I wonder what they were smoking, thinking that was legal to do in the first place?
I know if I was a R.E. agent & somebody scraped all the pictures and other work I had gone to in an attempt to sell a property that I was asked and contracted to sell, I would be yelling copyright violations in court. And if the property was sold, I would normally have a contract that said I got my commission if it was sold within the duration of my contact.
They walk among us, and breed too!
--
Cheers, Gene.
Seems to me that would depend entirely on what they do with the results. If the answer is 'nothing that the web sees again' then no harm, no foul. On the other-hand things quickly gray up if the info is re-posted in an altered form. The guy who scraped Cragslist and made it easier to use comes to mind. Not sure if this qualifies as 'ruining the quality' or not, but the Craigslist lawyers were quick to react. If the guy doesn't (or hasn't caved) it will be interesting to see what happens.
They're a real estate broker. They make money when the property is sold; displaying ads is only a means to selling the property. Why do they object when people are copying and re-publishing their ads?
DUH!
Umm, no. GP is correct, though the United States is the 3rd most populous county, behind India and China.
Gone!
*facepalm. 300,000,000/7,000,000,000 = .0428 or about 4.3%. 23% of 7 billion is about 2.2 billion, idiot.
No, it isn't. You can't copyright data, especially data that's derived from actual events. Theoretically they could copyright the presentation, but Mint and services like that are there to display the data in a different way than just displaying all the other sites.
It isn't the lawyers, it is silly juries awarding the outrageous amounts, plus your law does not cap punitive awards.
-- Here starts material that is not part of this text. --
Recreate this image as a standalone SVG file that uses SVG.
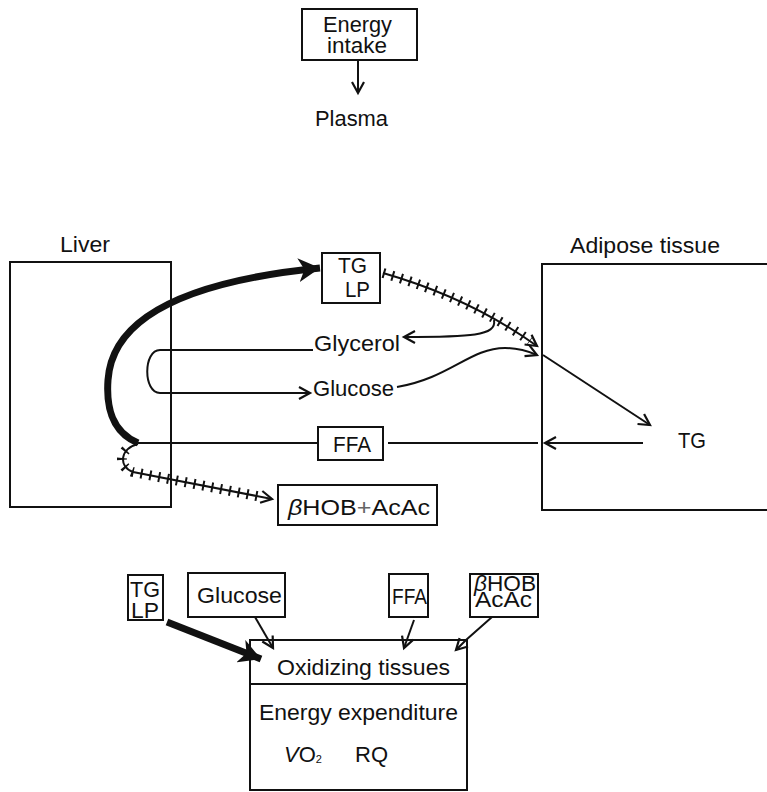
<svg xmlns="http://www.w3.org/2000/svg" width="767" height="792" viewBox="0 0 767 792">
<style>
text{font-family:"Liberation Sans",Arial,sans-serif;fill:#111;font-size:22px}
.box{fill:none;stroke:#111;stroke-width:2}
.ln{fill:none;stroke:#111;stroke-width:2}
.thick{fill:none;stroke:#111;stroke-width:7}
.tick{fill:none;stroke:#111;stroke-width:10;stroke-dasharray:2 7}
</style>
<defs>
<marker id="chev" markerUnits="userSpaceOnUse" markerWidth="16" markerHeight="16" refX="12" refY="7" orient="auto" viewBox="0 0 16 14">
<path d="M1,1 L12,7 L1,13" fill="none" stroke="#111" stroke-width="2.2"/>
</marker>
<marker id="tri" markerUnits="userSpaceOnUse" markerWidth="24" markerHeight="24" refX="18" refY="10" orient="auto" viewBox="0 0 20 20">
<path d="M0,0 L18,10 L0,20 L5,10 Z" fill="#111"/>
</marker>
</defs>

<g id="energy-intake">
<rect class="box" x="302" y="9" width="115" height="51"/>
<text x="323" y="32" font-size="20" textLength="69" lengthAdjust="spacingAndGlyphs">Energy</text>
<text x="327" y="53" font-size="20" textLength="60" lengthAdjust="spacingAndGlyphs">intake</text>
</g>
<g id="plasma"><text x="315" y="126" textLength="73" lengthAdjust="spacingAndGlyphs">Plasma</text></g>

<g id="liver">
<text x="60" y="252" textLength="50" lengthAdjust="spacingAndGlyphs">Liver</text>
<rect class="box" x="10" y="262" width="161" height="245"/>
</g>

<g id="adipose">
<text x="570" y="253" textLength="150" lengthAdjust="spacingAndGlyphs">Adipose tissue</text>
<path class="box" d="M770,264 H542 V510 H770"/>
<text x="678" y="448" textLength="28" lengthAdjust="spacingAndGlyphs">TG</text>
</g>

<g id="tg-lp-top">
<rect class="box" x="322" y="253" width="58" height="50"/>
<text x="338" y="273" textLength="29" lengthAdjust="spacingAndGlyphs">TG</text>
<text x="345" y="297" textLength="25" lengthAdjust="spacingAndGlyphs">LP</text>
</g>

<g id="glycerol"><text x="314" y="351" textLength="86" lengthAdjust="spacingAndGlyphs">Glycerol</text></g>
<g id="glucose"><text x="313" y="396" textLength="81" lengthAdjust="spacingAndGlyphs">Glucose</text></g>

<g id="ffa-mid">
<rect class="box" x="318" y="427" width="65" height="33"/>
<text x="333" y="452" font-size="21" textLength="38" lengthAdjust="spacingAndGlyphs">FFA</text>
</g>

<g id="hob-mid">
<rect class="box" x="278" y="485" width="159" height="40"/>
<text x="288" y="515" font-size="23" textLength="142" lengthAdjust="spacingAndGlyphs"><tspan font-style="italic">β</tspan>HOB<tspan font-weight="300" fill="#666">+</tspan>AcAc</text>
</g>

<g id="tg-lp-bottom">
<rect class="box" x="128" y="575" width="35" height="45"/>
<text x="130" y="597" textLength="30" lengthAdjust="spacingAndGlyphs">TG</text>
<text x="131" y="618" textLength="28" lengthAdjust="spacingAndGlyphs">LP</text>
</g>
<g id="glucose-bottom">
<rect class="box" x="188" y="573" width="97" height="44"/>
<text x="197" y="603" textLength="85" lengthAdjust="spacingAndGlyphs">Glucose</text>
</g>
<g id="ffa-bottom">
<rect class="box" x="389" y="574" width="39" height="43"/>
<text x="392" y="604" textLength="35" lengthAdjust="spacingAndGlyphs">FFA</text>
</g>
<g id="hob-bottom">
<rect class="box" x="470" y="574" width="68" height="43"/>
<text x="474" y="591" font-size="15" textLength="62" lengthAdjust="spacingAndGlyphs"><tspan font-style="italic">β</tspan>HOB</text>
<text x="475" y="607" font-size="15" textLength="57" lengthAdjust="spacingAndGlyphs">AcAc</text>
</g>

<g id="oxidizing-tissues">
<rect class="box" x="250" y="640" width="217" height="150"/>
<line class="ln" x1="250" y1="684" x2="467" y2="684"/>
<text x="277" y="675" textLength="173" lengthAdjust="spacingAndGlyphs">Oxidizing tissues</text>
<text x="259" y="720" textLength="199" lengthAdjust="spacingAndGlyphs">Energy expenditure</text>
<text x="284" y="762" font-size="18"><tspan font-style="italic">V</tspan>O<tspan font-size="11" dy="1">2</tspan></text>
<text x="355" y="762" font-size="13">RQ</text>
</g>

<g id="connectors">
<line class="ln" x1="358" y1="60" x2="358" y2="93" stroke-width="2.5" marker-end="url(#chev)"/>
<path class="thick" d="M138,443 C112,432 106,408 108,380 C112,320 180,282 320,268" marker-end="url(#tri)"/>
<path class="ln" d="M313,350 H160 C143,350 143,393 160,393 H310" marker-end="url(#chev)"/>
<path class="ln" d="M383,273 Q470,298 537,346" marker-end="url(#chev)"/>
<path class="tick" d="M383,273 Q470,298 530,341"/>
<path class="ln" d="M494,320 C497,336 470,337 404,337" marker-end="url(#chev)"/>
<path class="ln" d="M397,387 C450,378 470,348 505,348 C520,348 530,352 537,355" marker-end="url(#chev)"/>
<line class="ln" x1="543" y1="355" x2="650" y2="425" marker-end="url(#chev)"/>
<line class="ln" x1="643" y1="443" x2="545" y2="443" marker-end="url(#chev)"/>
<line class="ln" x1="388" y1="443" x2="538" y2="443"/>
<line class="ln" x1="318" y1="443" x2="138" y2="443"/>
<path class="ln" d="M138,444 C120,448 118,467 133,472 L272,499" marker-end="url(#chev)"/>
<path class="tick" d="M126,450 C119,457 121,468 133,472 L262,497"/>
<path class="thick" d="M167,622 L261,659" marker-end="url(#tri)"/>
<line class="ln" x1="255" y1="617" x2="273" y2="648" stroke-width="2.5" marker-end="url(#chev)"/>
<line class="ln" x1="414" y1="620" x2="404" y2="648" stroke-width="2.5" marker-end="url(#chev)"/>
<path class="ln" d="M492,617 L466,640 L456,650" stroke-width="2.5" marker-end="url(#chev)"/>
</g>
</svg>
In Canada the punitive part of the award cannot exceed $300,000. The rest of the award is to "make you whole" that is, undo the damage done by the party who lost. So the most you can get is what you lost, future losses, and $300,000 in cases of extreme suffering.
Anarchists never rule
You can't copyright data, but the presentation, as you call it, includes the way the text is written. In other words, as long as you tell it your own way without copy-pasting the source you used you are in the clear. I doubt these scraping sites do any meaningful rewriting of their sources, though. And how do you rewrite a picture, by the way, without the data it comes from?
How is this different than Google News? When sites bitch about Google News, I believe Slashdotter's call them greedy and spout "fair use"...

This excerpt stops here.